"If it takes longer than seven years to get a project off the ground then our thinking was that the landowner should have another chance to make decisions about their land," says the group's Lisa Daniels. Over seven years much can change, such as the price of energy, the value of the land or green credits, climate change policy and other economics, she argues.
"We don't want the wind rights to be controlled and owned exclusively by large corporate entities -- like with mineral rights," says Daniels. "If a large corporation is just sitting on the wind rights waiting for a large transmission line or other resources to fall into place then they have a window of opportunity and then they must renegotiate with the landowner. This way the value of the wind stays with the landowner."
The new Minnesota law is the toughest of its kind yet seen in the US. North Dakota and South Dakota have similar laws, which Windustry referenced when promoting its own effort in Minnesota, but they are written more loosely, says Daniels. Although not yet tested in court, it does not appear that land leases will have to be renegotiated in the Dakotas after seven years.
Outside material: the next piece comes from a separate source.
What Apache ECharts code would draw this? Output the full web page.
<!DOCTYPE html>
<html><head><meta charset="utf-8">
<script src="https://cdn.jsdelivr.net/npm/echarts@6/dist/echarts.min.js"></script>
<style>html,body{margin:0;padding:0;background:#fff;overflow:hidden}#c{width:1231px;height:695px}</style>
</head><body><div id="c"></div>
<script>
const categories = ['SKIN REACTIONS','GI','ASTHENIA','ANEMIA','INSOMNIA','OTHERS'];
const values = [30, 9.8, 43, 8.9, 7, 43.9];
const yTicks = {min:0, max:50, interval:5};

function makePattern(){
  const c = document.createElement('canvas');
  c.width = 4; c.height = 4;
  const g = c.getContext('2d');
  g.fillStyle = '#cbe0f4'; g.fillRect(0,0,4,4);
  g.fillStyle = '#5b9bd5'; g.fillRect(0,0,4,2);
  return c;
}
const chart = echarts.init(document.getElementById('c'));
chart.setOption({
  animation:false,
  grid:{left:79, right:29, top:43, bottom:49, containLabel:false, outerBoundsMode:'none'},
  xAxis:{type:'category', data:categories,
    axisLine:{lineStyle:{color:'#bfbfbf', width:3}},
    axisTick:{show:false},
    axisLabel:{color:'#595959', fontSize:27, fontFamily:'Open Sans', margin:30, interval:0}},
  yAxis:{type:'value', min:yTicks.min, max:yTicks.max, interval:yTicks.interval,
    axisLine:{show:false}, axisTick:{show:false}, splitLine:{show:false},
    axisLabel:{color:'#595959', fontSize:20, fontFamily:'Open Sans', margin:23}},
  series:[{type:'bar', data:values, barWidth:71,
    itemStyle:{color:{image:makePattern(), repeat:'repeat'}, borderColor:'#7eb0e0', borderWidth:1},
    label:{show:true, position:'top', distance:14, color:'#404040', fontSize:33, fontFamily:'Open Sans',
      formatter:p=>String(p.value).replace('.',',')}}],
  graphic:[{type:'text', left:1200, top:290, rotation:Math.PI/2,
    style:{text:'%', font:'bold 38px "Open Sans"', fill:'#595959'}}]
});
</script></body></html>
The Minnesota law has its detractors. "I think the basic impact of this new law will be a chill through the wind industry in Minnesota," says developer Paul White of Project Resources, who has worked closely with the likes of Vestas and Enxco over the years. He has a 25 MW project underway in Minnesota. "I think the intent behind the push for this new law is not a bad idea -- the concept is not a bad idea -- it's simply the implementation of that concept is flawed," he says.
Most wind plant of any significant size need lead time to develop, often as much or more than seven years, he continues. This is partly the result of a congested interconnection request queue with the Midwest Independent System Operator (MISO). Many projects, he says, are not expected to receive MISO study and approval for at least five years, which now leaves an uncomfortably small two-year window for projects to get financing, buy turbines and get built.
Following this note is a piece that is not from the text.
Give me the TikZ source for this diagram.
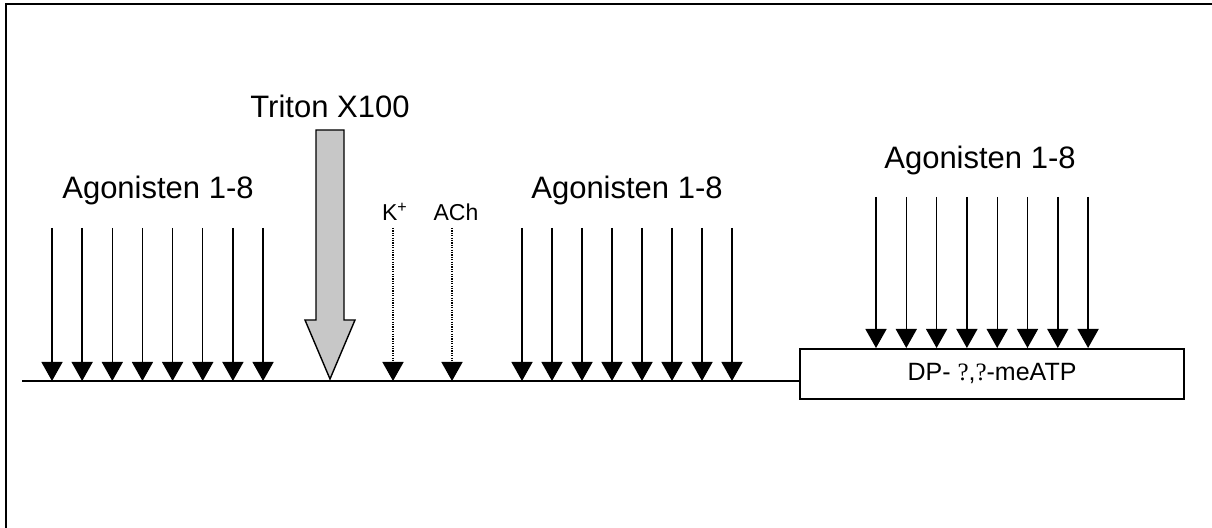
\documentclass[tikz,border=0pt]{standalone}
\usepackage{fontspec}
\setmainfont{Liberation Sans}
\newfontfamily\qmark{Liberation Serif}
\usetikzlibrary{arrows.meta}

\begin{document}
\begin{tikzpicture}[x=0.5pt,y=-0.5pt,>={Triangle[width=10.5pt,length=9.5pt]},line width=0.7pt]
\tikzstyle{lbl}=[inner sep=0pt,font=\fontsize{15.5}{17}\selectfont]
\tikzstyle{small}=[inner sep=0pt,font=\fontsize{11.5}{13}\selectfont]
\tikzstyle{dots}=[->,line width=0.8pt,dash pattern=on 0.6pt off 0.6pt]
\useasboundingbox (0,0) rectangle (1212,528);
\draw[line width=1pt] (6,528) -- (6,4) -- (1212,4);
% membrane with the DP box
\node[draw,line width=1pt,anchor=north west,minimum width=192pt,minimum height=25pt,inner sep=0pt,font=\fontsize{12.5}{14}\selectfont] (dp) at (799,348) {DP- {\qmark ?},{\qmark ?}-meATP};
\coordinate (m0) at (22,381);
\draw[line width=1pt] (m0) -- (m0 -| dp.west);
% first agonists
\node[lbl] (ag1) at (158,190) {Agonisten 1-8};
\foreach \i in {0,...,7} {
  \coordinate (a\i) at (52+30.15*\i,228);
  \draw[->] (a\i) -- (a\i |- m0);
}
% Triton
\node[lbl] (triton) at (330,106) {Triton X100};
\coordinate (tx) at (330,379);
\draw[fill=black!22] (316,130) -- (344,130) -- (344,320) -- (355,320) -- (tx) -- (305,320) -- (316,320) -- cycle;
% K+ and ACh
\node[small] (kp) at (395,212) {K\textsuperscript{+}};
\node[small] (ach) at (456,212) {ACh};
\coordinate (k0) at (393,228);
\coordinate (c0) at (452,228);
\draw[dots] (k0) -- (k0 |- m0);
\draw[dots] (c0) -- (c0 |- m0);
% second agonists
\node[lbl] (ag2) at (627,190) {Agonisten 1-8};
\foreach \i in {0,...,7} {
  \coordinate (b\i) at (522+30*\i,228);
  \draw[->] (b\i) -- (b\i |- m0);
}
% agonists onto DP
\node[lbl] (ag3) at (980,160) {Agonisten 1-8};
\foreach \i in {0,...,7} {
  \coordinate (c\i) at (876+30.3*\i,197);
  \draw[->] (c\i) -- (c\i |- dp.north);
}
\end{tikzpicture}
\end{document}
He worries that by introducing the potential for land lease speculation will add a new risk factor and lead to a major slowdown of development in Minnesota at a time when a bold state mandate is calling for 25% renewables by 2020 (Windpower Monthly, March 2007). Taking the 205 MW Fenton project, developed by Enxco and approaching construction, as an example, White says it signed its land leases seven years ago. "I've heard from folks at MISO that project interconnection is taking much longer these days -- at least three years plus time for transmission to be built. I'm not sure what that means for wind development in Minnesota if wind leases have an artificially short fuse."
Daniels expects some backlash to the law and she readily admits it is not perfect policy. But she does not believe the transmission queue is in such bad shape -- especially for smaller projects that do not need transmission upgrades. White believes the industry is facing a clash of ideals. "It's not a question of wind in Minnesota, it's a question of what flavour," he says, referring to small, community wind projects or larger projects by the industry's biggest players.
Daniels does not mince her words. "The corporate players have hugely deep pockets. They can go across the country and tie up any land they want," she says. "In the scheme of things, this is to keep the land from plain and simply being tied up...we are trying to keep an opening for local development," says Daniels.